A problem-solving approach to tackling the issues discussed has been debated in the literature. There are those who agree that approach builds on constructivist principles (Tandogan & Orhan, 2007) and will therefore help students to develop a conceptual understanding that is less prone to misconceptions. On the other-hand some researchers argue that a problem-solving approach does not provide enough guided instruction and can even setback students especially if do not possess sufficient knowledge base to approach the problem (Kirschner, Sweller, & Clark, 2006). However, as Hmelo-Silver, Duncan, & Chinn (2007) have shown the problem-solving approach is not minimal guided instruction but it requires that students are scaffolded properly with appropriate guidance.

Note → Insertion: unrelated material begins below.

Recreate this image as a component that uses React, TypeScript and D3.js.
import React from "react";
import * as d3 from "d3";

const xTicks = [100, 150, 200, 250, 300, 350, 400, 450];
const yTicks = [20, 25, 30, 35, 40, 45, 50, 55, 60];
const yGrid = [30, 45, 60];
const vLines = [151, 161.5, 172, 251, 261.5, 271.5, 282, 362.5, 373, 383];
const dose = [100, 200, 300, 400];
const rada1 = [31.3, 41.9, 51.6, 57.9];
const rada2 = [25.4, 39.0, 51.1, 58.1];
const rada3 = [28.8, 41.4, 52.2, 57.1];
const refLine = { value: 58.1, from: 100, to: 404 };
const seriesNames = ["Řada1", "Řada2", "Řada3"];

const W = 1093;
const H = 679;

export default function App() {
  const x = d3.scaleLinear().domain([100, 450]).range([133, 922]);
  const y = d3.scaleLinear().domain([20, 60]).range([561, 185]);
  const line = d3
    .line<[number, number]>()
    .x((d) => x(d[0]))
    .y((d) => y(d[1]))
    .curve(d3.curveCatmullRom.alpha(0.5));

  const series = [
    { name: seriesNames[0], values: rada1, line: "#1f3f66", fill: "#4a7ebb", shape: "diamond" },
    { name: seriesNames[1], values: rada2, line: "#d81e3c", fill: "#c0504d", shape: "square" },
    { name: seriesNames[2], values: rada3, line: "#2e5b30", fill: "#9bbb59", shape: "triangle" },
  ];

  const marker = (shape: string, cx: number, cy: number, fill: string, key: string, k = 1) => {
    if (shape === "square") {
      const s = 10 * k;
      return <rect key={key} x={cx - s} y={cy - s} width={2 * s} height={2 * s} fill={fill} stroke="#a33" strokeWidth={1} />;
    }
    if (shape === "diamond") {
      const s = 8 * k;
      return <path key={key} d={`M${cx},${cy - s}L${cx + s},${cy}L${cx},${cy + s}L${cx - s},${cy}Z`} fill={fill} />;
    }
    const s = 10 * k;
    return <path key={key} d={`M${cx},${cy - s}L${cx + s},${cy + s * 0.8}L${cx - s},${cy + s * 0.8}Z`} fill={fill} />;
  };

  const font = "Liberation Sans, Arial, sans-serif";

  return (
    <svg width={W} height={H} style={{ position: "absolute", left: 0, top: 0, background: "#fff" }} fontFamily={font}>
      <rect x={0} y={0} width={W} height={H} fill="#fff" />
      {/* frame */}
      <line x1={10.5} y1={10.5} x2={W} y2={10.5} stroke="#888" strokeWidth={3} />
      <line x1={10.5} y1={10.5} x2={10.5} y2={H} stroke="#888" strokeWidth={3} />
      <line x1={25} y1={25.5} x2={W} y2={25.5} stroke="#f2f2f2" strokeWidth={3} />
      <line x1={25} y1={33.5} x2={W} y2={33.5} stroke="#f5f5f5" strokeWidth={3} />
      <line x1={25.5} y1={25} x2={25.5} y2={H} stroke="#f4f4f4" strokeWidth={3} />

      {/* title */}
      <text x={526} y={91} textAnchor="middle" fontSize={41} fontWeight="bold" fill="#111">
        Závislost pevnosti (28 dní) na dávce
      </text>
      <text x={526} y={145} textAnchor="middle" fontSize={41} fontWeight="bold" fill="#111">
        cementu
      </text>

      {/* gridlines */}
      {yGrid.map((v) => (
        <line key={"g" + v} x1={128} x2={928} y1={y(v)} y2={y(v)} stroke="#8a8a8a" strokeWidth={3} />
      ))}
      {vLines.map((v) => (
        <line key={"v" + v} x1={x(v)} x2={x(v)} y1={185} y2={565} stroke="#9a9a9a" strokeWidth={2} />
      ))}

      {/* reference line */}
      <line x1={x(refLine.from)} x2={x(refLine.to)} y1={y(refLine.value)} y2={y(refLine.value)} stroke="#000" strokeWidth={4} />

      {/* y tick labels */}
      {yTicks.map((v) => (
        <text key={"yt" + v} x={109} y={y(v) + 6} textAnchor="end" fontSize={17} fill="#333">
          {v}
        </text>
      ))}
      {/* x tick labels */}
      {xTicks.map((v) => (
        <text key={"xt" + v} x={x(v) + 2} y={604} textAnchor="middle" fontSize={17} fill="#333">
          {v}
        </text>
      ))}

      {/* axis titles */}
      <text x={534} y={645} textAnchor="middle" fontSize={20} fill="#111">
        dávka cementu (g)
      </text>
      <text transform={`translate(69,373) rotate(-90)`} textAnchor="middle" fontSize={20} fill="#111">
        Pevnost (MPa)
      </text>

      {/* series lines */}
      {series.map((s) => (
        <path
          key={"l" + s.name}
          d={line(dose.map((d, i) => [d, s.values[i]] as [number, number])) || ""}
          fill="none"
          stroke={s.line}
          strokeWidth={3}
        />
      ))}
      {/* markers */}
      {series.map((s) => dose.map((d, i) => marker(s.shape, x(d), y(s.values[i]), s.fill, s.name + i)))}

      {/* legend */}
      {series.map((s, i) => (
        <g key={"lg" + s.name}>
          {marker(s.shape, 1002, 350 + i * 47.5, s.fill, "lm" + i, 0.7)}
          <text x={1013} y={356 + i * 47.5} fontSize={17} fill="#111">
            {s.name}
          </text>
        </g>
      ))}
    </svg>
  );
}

The Jasper materials use videos to provide students with information that they will use to solve stated problems. The approach requires students to derive a method for solving the problem and then to find the information required by searching through the videos. The process requires students to take a generative learning approach and they are encouraged to do so working in cooperative groups (Cognition and Technology Group at Vanderbilt, 1992). Students have to create their own structure of the problem and what variables they need to know solve it. As the researchers of the Cognition and Technology Group at Vanderbilt have pointed out, the process because it requires reasoning and reflection is better at tackling misconceptions. The cooperative learning aspect helps students to be focused on the issue at hand and not to go too far down a wrong path.

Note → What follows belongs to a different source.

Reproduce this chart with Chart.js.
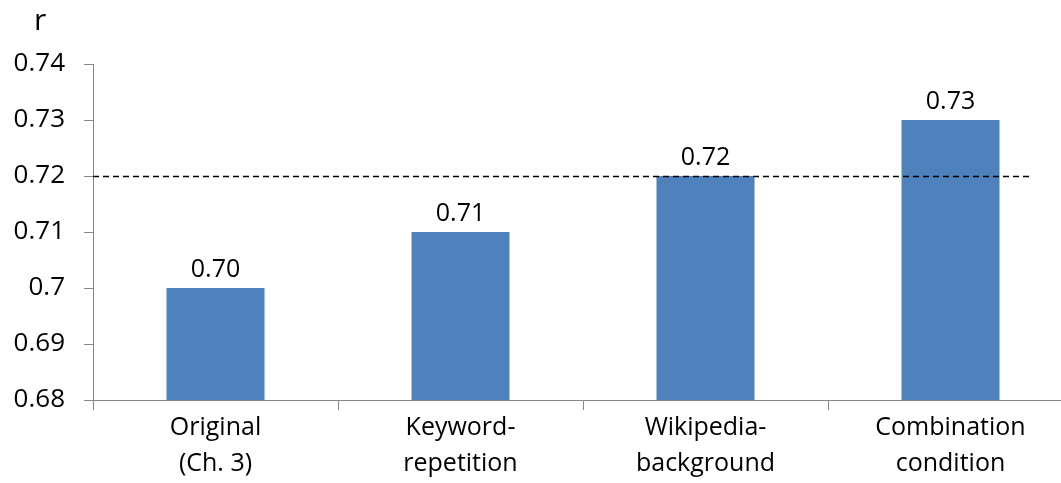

In what ways do contemporary videos available for math instruction and their support materials
The contemporary videos that don’t necessarily offer a problem-solving approach to the teaching of the concepts. The videos are engaging, and they also tend break-down concepts so that they are more easily grasped but they don’t require students to develop their own schematic approach to solving the problems. The primary method for assessing our students is the use of tests that are aimed at assessing their ability to master curriculum-driven content and skills. The videos are therefore designed to meet those needs.
References
Cognition and Technology Group at Vanderbilt. (1992). The Jasper experiment: An exploration of issues
in learning and instructional design. Educational Technology Research and Development, 40, 65-80.
Hmelo-Silver, C. E., Duncan, R. G., & Chinn, C. A. (2007). Scaffolding and achievement in problem-based
and inquiry learning: A response to Kirschner, Sweller, and Clark. Educational Psychologist,
42(2), 99-107.
Kirschner, P. A., Sweller, J., & Clark, R. E. (2006). Why minimal guidance during instruction does not
work: An analysis of the failure of constructivist, discovery, problem-based, experiential, and
inquiry-based teaching. Educational psychologist, 41(2), 75-86.

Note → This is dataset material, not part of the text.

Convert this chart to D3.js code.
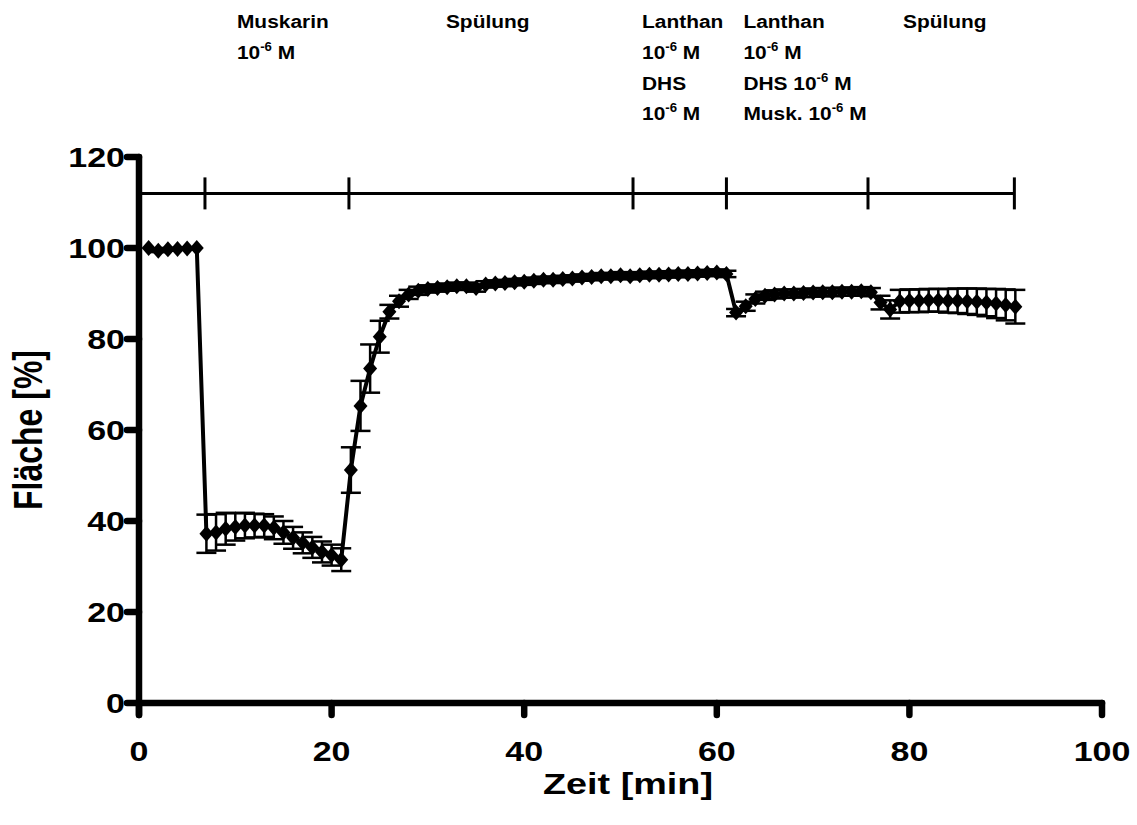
<!DOCTYPE html>
<html>
<head>
<meta charset="utf-8">
<script src="https://cdn.jsdelivr.net/npm/d3@7"></script>
<style>
  html, body { margin: 0; padding: 0; background: #fff; }
  svg { display: block; }
  text { font-family: "Liberation Sans", Arial, sans-serif; font-weight: bold; fill: #000; }
</style>
</head>
<body>
<svg id="chart" width="1137" height="825"></svg>
<script>
// Time points (min)
const times = [
  1, 2, 3, 4, 5, 6, 7, 8, 9, 10,
  11, 12, 13, 14, 15, 16, 17, 18, 19, 20,
  21, 22, 23, 24, 25, 26, 27, 28, 29, 30,
  31, 32, 33, 34, 35, 36, 37, 38, 39, 40,
  41, 42, 43, 44, 45, 46, 47, 48, 49, 50,
  51, 52, 53, 54, 55, 56, 57, 58, 59, 60,
  61, 62, 63, 64, 65, 66, 67, 68, 69, 70,
  71, 72, 73, 74, 75, 76, 77, 78, 79, 80,
  81, 82, 83, 84, 85, 86, 87, 88, 89, 90,
  91
];

// Mean area (% of baseline)
const area = [
  100, 99.4, 99.7, 99.8, 99.9, 100, 37.2, 37.5, 38.3, 38.7,
  39.0, 39.0, 39.0, 38.5, 37.5, 36.3, 35.2, 34.2, 33.2, 32.5,
  31.5, 51.2, 65.3, 73.5, 80.5, 86.0, 88.3, 89.8, 90.6, 91.0,
  91.2, 91.4, 91.6, 91.6, 91.2, 92.0, 92.2, 92.3, 92.5, 92.6,
  92.8, 93.0, 93.0, 93.2, 93.3, 93.5, 93.6, 93.8, 93.8, 94.0,
  93.8, 94.0, 94.1, 94.1, 94.2, 94.3, 94.3, 94.4, 94.5, 94.6,
  94.3, 85.8, 87.2, 88.8, 89.5, 89.8, 90.0, 90.0, 90.1, 90.2,
  90.3, 90.3, 90.4, 90.4, 90.5, 90.3, 88.0, 86.5, 88.3, 88.4,
  88.4, 88.5, 88.5, 88.4, 88.4, 88.3, 88.2, 88.0, 87.8, 87.5,
  87.1
];

// Standard error of the mean
const sem = [
  0, 0.3, 0.3, 0.2, 0.2, 0, 4.2, 4.0, 3.5, 3.0,
  2.8, 2.6, 2.5, 2.5, 2.5, 2.4, 2.3, 2.3, 2.3, 2.3,
  2.5, 5.0, 5.5, 5.3, 3.5, 1.5, 1.2, 1.0, 0.9, 0.8,
  0.8, 0.8, 0.8, 0.8, 0.8, 0.7, 0.7, 0.7, 0.7, 0.7,
  0.7, 0.7, 0.7, 0.7, 0.7, 0.7, 0.7, 0.7, 0.7, 0.7,
  0.7, 0.7, 0.7, 0.7, 0.7, 0.7, 0.7, 0.7, 0.7, 0.7,
  0.7, 0.8, 1.0, 1.0, 0.9, 0.9, 0.9, 0.9, 0.9, 0.9,
  0.9, 0.9, 0.9, 0.9, 0.9, 0.9, 1.5, 2.0, 2.5, 2.5,
  2.5, 2.5, 2.5, 2.6, 2.7, 2.8, 2.9, 3.0, 3.2, 3.4,
  3.7
];

// Treatment phase boundaries (min) and bracket level (%)
const phaseBounds = [0, 6.85, 21.8, 51.3, 61.0, 75.7, 90.9];
const bracketLevel = 112;

// Phase labels: each is a list of lines; a line is [text, superscript, rest]
const phaseLabels = [
  { start: 6.85, lines: [["Muskarin"], ["10", "-6", " M"]] },
  { start: 21.8, lines: [["Spülung"]] },
  { start: 51.3, lines: [["Lanthan"], ["10", "-6", " M"], ["DHS"], ["10", "-6", " M"]] },
  { start: 61.0, lines: [["Lanthan"], ["10", "-6", " M"], ["DHS 10", "-6", " M"], ["Musk. 10", "-6", " M"]] },
  { start: 75.7, lines: [["Spülung"]] }
];
const labelOffsets = [32, 97, 9, 17, 35];

const xTicks = [0, 20, 40, 60, 80, 100];
const yTicks = [0, 20, 40, 60, 80, 100, 120];
const xTitle = "Zeit [min]";
const yTitle = "Fläche [%]";

const data = times.map((t, i) => ({ t, v: area[i], e: sem[i] }));

const svg = d3.select("#chart");
const x = d3.scaleLinear().domain([0, 100]).range([139, 1102]);
const y = d3.scaleLinear().domain([0, 120]).range([703, 157]);

const stretch = 1.26;   // wide lettering of the axis texts

// Axes
const axisW = 6.5;
const tickLen = 12;
const gx = svg.append("g");
gx.append("line")
  .attr("x1", x(0)).attr("x2", x(100)).attr("y1", y(0)).attr("y2", y(0))
  .attr("stroke", "#000").attr("stroke-width", axisW).attr("stroke-linecap", "round");
gx.selectAll("line.tick").data(xTicks).join("line")
  .attr("class", "tick")
  .attr("x1", d => x(d)).attr("x2", d => x(d))
  .attr("y1", y(0)).attr("y2", y(0) + tickLen)
  .attr("stroke", "#000").attr("stroke-width", axisW).attr("stroke-linecap", "round");
gx.selectAll("text").data(xTicks).join("text")
  .attr("transform", d => `translate(${x(d)},761) scale(${stretch},1)`)
  .attr("text-anchor", "middle")
  .attr("font-size", 27)
  .text(d => d);

const gy = svg.append("g");
gy.append("line")
  .attr("x1", x(0)).attr("x2", x(0)).attr("y1", y(120)).attr("y2", y(0) + tickLen)
  .attr("stroke", "#000").attr("stroke-width", axisW).attr("stroke-linecap", "round");
gy.selectAll("line.tick").data(yTicks).join("line")
  .attr("class", "tick")
  .attr("x1", x(0) - tickLen).attr("x2", x(0))
  .attr("y1", d => y(d)).attr("y2", d => y(d))
  .attr("stroke", "#000").attr("stroke-width", axisW).attr("stroke-linecap", "round");
gy.selectAll("text").data(yTicks).join("text")
  .attr("transform", d => `translate(125,${y(d) + 10}) scale(${stretch},1)`)
  .attr("text-anchor", "end")
  .attr("font-size", 27)
  .text(d => d);

// Axis titles
svg.append("text")
  .attr("transform", `translate(628,794) scale(${stretch},1)`)
  .attr("text-anchor", "middle")
  .attr("font-size", 30)
  .text(xTitle);
svg.append("text")
  .attr("transform", `translate(42,430) scale(${stretch},1) rotate(-90)`)
  .attr("text-anchor", "middle")
  .attr("font-size", 32)
  .text(yTitle);

// Phase bracket
const gb = svg.append("g");
gb.append("line")
  .attr("x1", x(phaseBounds[0])).attr("x2", x(phaseBounds[phaseBounds.length - 1]))
  .attr("y1", y(bracketLevel)).attr("y2", y(bracketLevel))
  .attr("stroke", "#000").attr("stroke-width", 3);
gb.selectAll("line.tick").data(phaseBounds.slice(1)).join("line")
  .attr("class", "tick")
  .attr("x1", d => x(d)).attr("x2", d => x(d))
  .attr("y1", y(bracketLevel) - 16).attr("y2", y(bracketLevel) + 16)
  .attr("stroke", "#000").attr("stroke-width", 3);

// Phase labels
const lineBase = [28, 59, 90, 120];
phaseLabels.forEach((p, i) => {
  p.lines.forEach((ln, j) => {
    const t = svg.append("text")
      .attr("transform", `translate(${x(p.start) + labelOffsets[i]},${lineBase[j]}) scale(1.1,1)`)
      .attr("font-size", 19);
    t.append("tspan").text(ln[0]);
    if (ln.length > 1) {
      t.append("tspan").attr("font-size", 12).attr("dy", -8).text(ln[1]);
      t.append("tspan").attr("dy", 8).text(ln[2]);
    }
  });
});

// Error bars
const cap = 10;
const ge = svg.append("g").attr("stroke", "#000").attr("stroke-width", 2.5);
const eb = ge.selectAll("g").data(data.filter(d => d.e > 0)).join("g");
eb.append("line")
  .attr("x1", d => x(d.t)).attr("x2", d => x(d.t))
  .attr("y1", d => y(d.v - d.e)).attr("y2", d => y(d.v + d.e));
eb.append("line")
  .attr("x1", d => x(d.t) - cap).attr("x2", d => x(d.t) + cap)
  .attr("y1", d => y(d.v + d.e)).attr("y2", d => y(d.v + d.e));
eb.append("line")
  .attr("x1", d => x(d.t) - cap).attr("x2", d => x(d.t) + cap)
  .attr("y1", d => y(d.v - d.e)).attr("y2", d => y(d.v - d.e));

// Mean line
svg.append("path")
  .datum(data)
  .attr("fill", "none")
  .attr("stroke", "#000")
  .attr("stroke-width", 4)
  .attr("stroke-linejoin", "round")
  .attr("d", d3.line().x(d => x(d.t)).y(d => y(d.v)));

// Diamond markers
const diamond = "M0,-8L7,0L0,8L-7,0Z";
svg.append("g").selectAll("path").data(data).join("path")
  .attr("transform", d => `translate(${x(d.t)},${y(d.v)})`)
  .attr("d", diamond)
  .attr("fill", "#000");
</script>
</body>
</html>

Niess, M. L. (2005). Preparing teachers to teach science and mathematics with technology: Developing a
technology pedagogical content knowledge. Teaching and teacher education, 21(5), 509-523.
Tandogan, R. O., & Orhan, A. (2007). The effects of problem-based active learning in science education
on students’ academic achievement, attitude and concept learning. Eurasia Journal of Mathematics,
Science & Technology Education, 3(1), 71-81.